If exams make you nervous, you’re not alone. We’ve never met a student who doesn’t get at least a tiny bit tense before a major exam. But whether you’ve been studying for months or you feel like a cram session is on the cards, there are some simple steps you can take to improve your performance in an exam.
BEFORE THE EXAM
Get some rest
Staying up till 4am to cram the night before your exam usually does more harm than good (trust us, there are studies). While a refresh of your notes can be beneficial, attempting to learn new concepts and information at the eleventh hour typically gets poor results. There is more value in going to bed at a reasonable time and getting a decent night’s sleep. After all, it’s much harder to nail an exam if you can barely stay awake throughout it.
Eat good food
While you might be tempted to use sugary snacks and drinks to help you power through your study sessions, fast burning junk food leads to an inevitable sugar crash. And while there is nothing wrong with a little caffeine boost, coffee and energy drinks will only get you so far. Instead choose to eat healthy whole foods which will give you slow release energy and maximise your concentration through your exam – foods like nuts, eggs, whole wheat breads, fish, and fresh fruits and vegetables are perfect.
Pack your bag ahead of time
Check the list of items you’ll need for your exam and pack it ahead of time – for example pencils, pens, calculator and your identification. Some exams require quite specific equipment (like a 2B pencil) while others allow you to bring in notes: make sure you’ve got everything you need and are entitled to bring to the exam.
Work out the logistics
Double check the time and location of the exam the night before, and allow plenty of time to travel there. If you’re using public transport, catch the earlier train/bus, you don’t want to be late because there was an unscheduled delay. If you’re driving, allow extra time in case of bad traffic and to find a parking spot.
It’s worth aiming to arrive at least an hour before the exam. You can always flip through your notes while you’re waiting.
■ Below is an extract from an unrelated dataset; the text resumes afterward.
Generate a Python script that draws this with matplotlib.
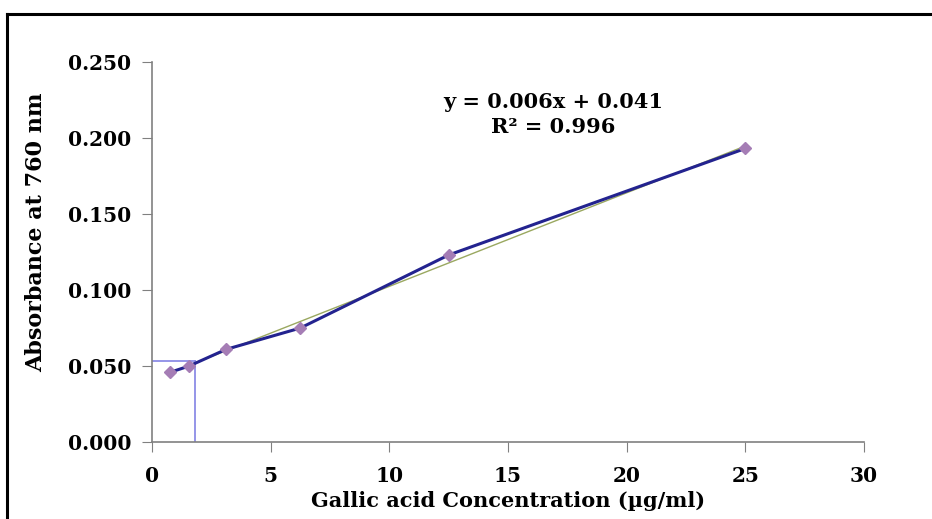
import numpy as np
import matplotlib
matplotlib.use("Agg")
import matplotlib.pyplot as plt
from matplotlib.lines import Line2D

# data
conc = [0.78, 1.56, 3.125, 6.25, 12.5, 25.0]
absb = [0.046, 0.050, 0.061, 0.075, 0.123, 0.193]
sample_x = 1.81
sample_y = 0.0533
eq_text = "y = 0.006x + 0.041"
r2_text = "R² = 0.996"
xticks = [0, 5, 10, 15, 20, 25, 30]
yticks = [0.0, 0.05, 0.10, 0.15, 0.20, 0.25]

plt.rcParams['font.family'] = ['DejaVu Serif', 'Liberation Serif']
plt.rcParams['font.weight'] = 'bold'

fig = plt.figure(figsize=(9.32, 5.19), dpi=100)
ax = fig.add_axes([0.163, 0.148, 0.764, 0.733])

# trend line
k, b = np.polyfit(conc, absb, 1)
xt = np.array([min(conc), max(conc)])
ax.plot(xt, k * xt + b, color='#9aa860', lw=1.0, zorder=2)

# data line
ax.plot(conc, absb, color='#23238f', lw=2.2, marker='D', ms=6.5,
        mfc='#a57db5', mec='#a57db5', zorder=3)

# sample reading guide lines
ax.plot([0, sample_x], [sample_y, sample_y], color='#8c8ce6', lw=1.3, zorder=1)
ax.plot([sample_x, sample_x], [0, sample_y], color='#8c8ce6', lw=1.3, zorder=1)

ax.set_xlim(0, 30)
ax.set_ylim(0, 0.25)
ax.set_xticks(xticks)
ax.set_yticks(yticks)
ax.set_yticklabels(["%.3f" % v for v in yticks])
ax.tick_params(axis='both', direction='out', length=7, color='#808080',
               labelsize=14.5)
ax.tick_params(axis='y', pad=8)
ax.tick_params(axis='x', pad=10)
for lab in ax.get_xticklabels() + ax.get_yticklabels():
    lab.set_fontweight('bold')

for s in ['top', 'right']:
    ax.spines[s].set_visible(False)
for s in ['left', 'bottom']:
    ax.spines[s].set_color('#808080')
    ax.spines[s].set_linewidth(1.2)

ax.set_xlabel("Gallic acid Concentration (µg/ml)", fontsize=15,
              fontweight='bold', labelpad=4)
ax.set_ylabel("Absorbance at 760 nm", fontsize=16, fontweight='bold')
ax.yaxis.set_label_coords(-0.147, 0.553)

ax.text(0.563, 0.895, eq_text, transform=ax.transAxes, ha='center',
        va='center', fontsize=15, fontweight='bold')
ax.text(0.563, 0.829, r2_text, transform=ax.transAxes, ha='center',
        va='center', fontsize=15, fontweight='bold')

# outer frame (top and left edges visible)
fig.add_artist(Line2D([7 / 932, 1.0], [1 - 14 / 519, 1 - 14 / 519],
                      transform=fig.transFigure, color='black', lw=2.2))
fig.add_artist(Line2D([7 / 932, 7 / 932], [0, 1 - 14 / 519],
                      transform=fig.transFigure, color='black', lw=2.2))

fig.savefig("out.png", dpi=100)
There’s nothing worse than sitting in an exam and being distractedly uncomfortable. Make sure you wear comfortable clothes, bring a jacket, and take a bottle of water in case you get thirsty or need to soothe a cough.
Remember, you’ve got this
It’s normal to get nervous before an exam, but psyching yourself out with negative thoughts isn’t going to help. Instead, remind yourself of successes you’ve had in the past. Picture yourself in the exam feeling confident. Take a few deep, calming breaths. And remember, at the end of the day it’s just an exam – your life doesn’t depend on it. So just get in there and try your best.
DURING THE EXAM
Plan your approach
Strategy is crucial. Read through the entire paper and work out which questions you’re going to answer and in what order. Allocate rough timeframes for each section to make sure you will get through the whole paper.
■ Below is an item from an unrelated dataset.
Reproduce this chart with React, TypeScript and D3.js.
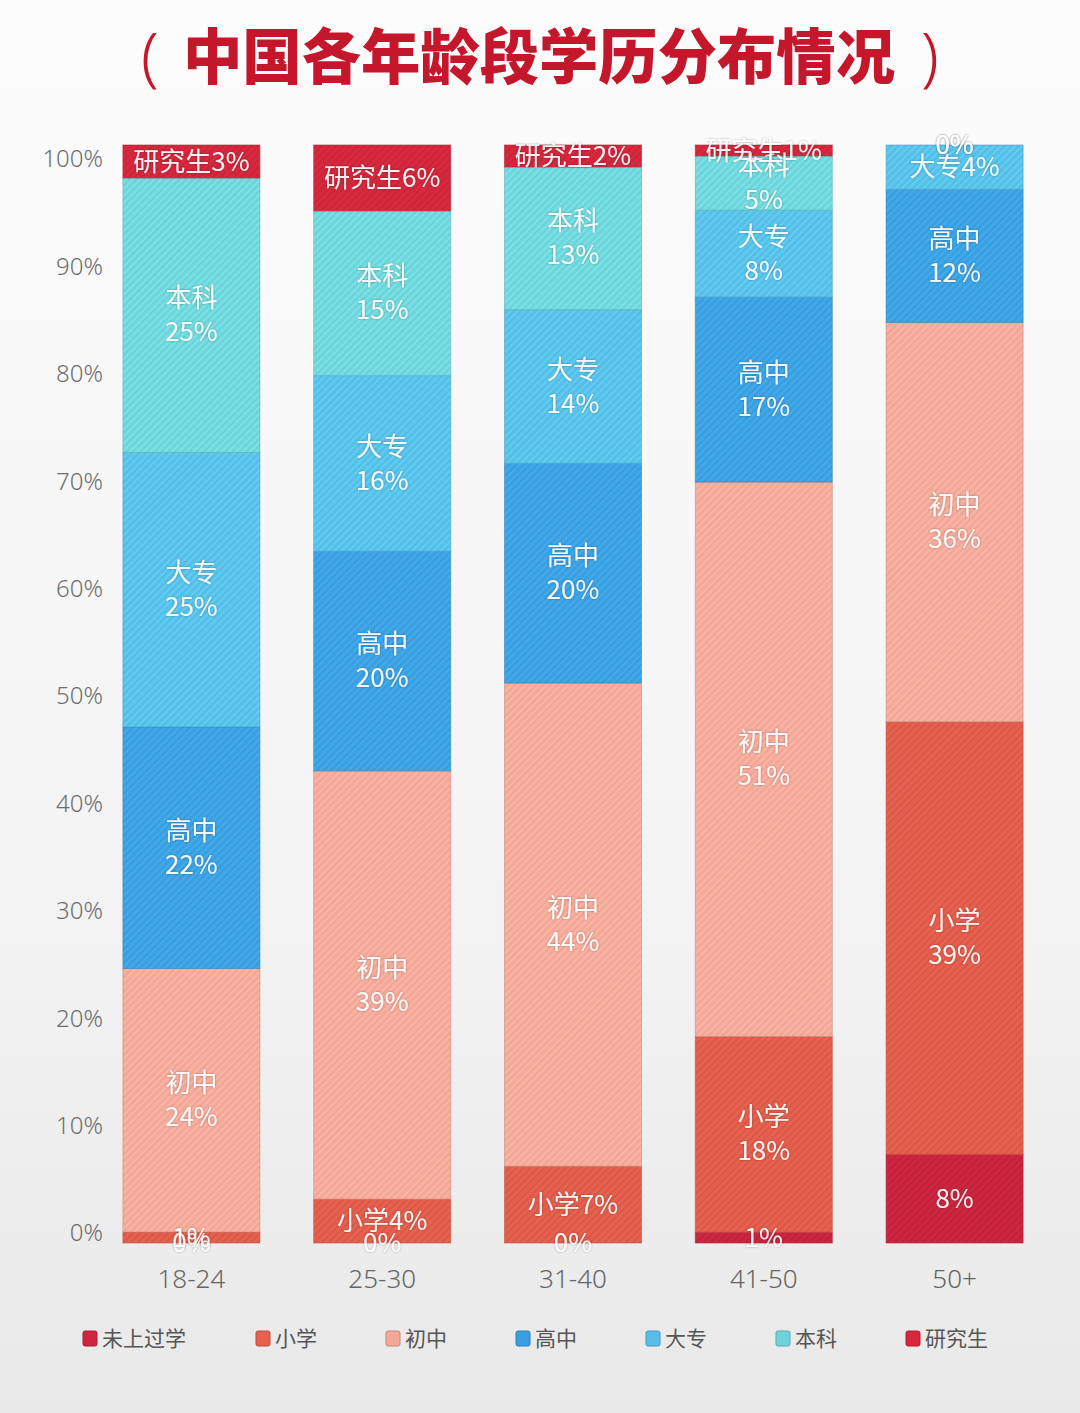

Do the easiest questions first
Read through the paper and answer the questions you know first. This lets you get a few marks under your belt and boosts your confidence.
Don’t dwell on something you can’t answer
If you can’t remember what year Napoleon was born, or have no idea what the value of x is, just move on. When you get stuck, go to the next question and come back to it later if you have time. You don’t want to get caught up trying to answer something you don’t know only to miss out on answering a question you’re certain of.
Never leave an exam early
There is always something you can do to improve your paper. Double check your answers. Make sure you have filled out the whole exam paper. And if you’ve left anything blank, take a guess. You won’t lose marks for answering something incorrectly, but you might scrape some extra marks for partial answers (every half mark counts).
AFTER THE EXAM
You made it! No matter how you think you performed in the exam, do something nice for yourself. Catch up with friends, watch your favourite show or go shopping. Exams are hard work, you’ve earned a reward.
Learn from the experience, but don’t dwell
It’s always worth reflecting on your exam so you can do even better next time. Make a note of anything which you think was beneficial, and learn from where you could improve. But whether you think you nailed it or you’re convinced you’ve failed – it’s done now. Dwelling on your exam and agonising over every little ‘what if’ won’t help anyone, so don’t get too caught up in looking back.
The most crucial thing to remember is exams are important, but they aren’t the end of the world. If you ever feel like the pressure of exams is getting to much, talk to friends, family, teachers or school counsellors. You can also contact Lifeline who offers free, anonymous support.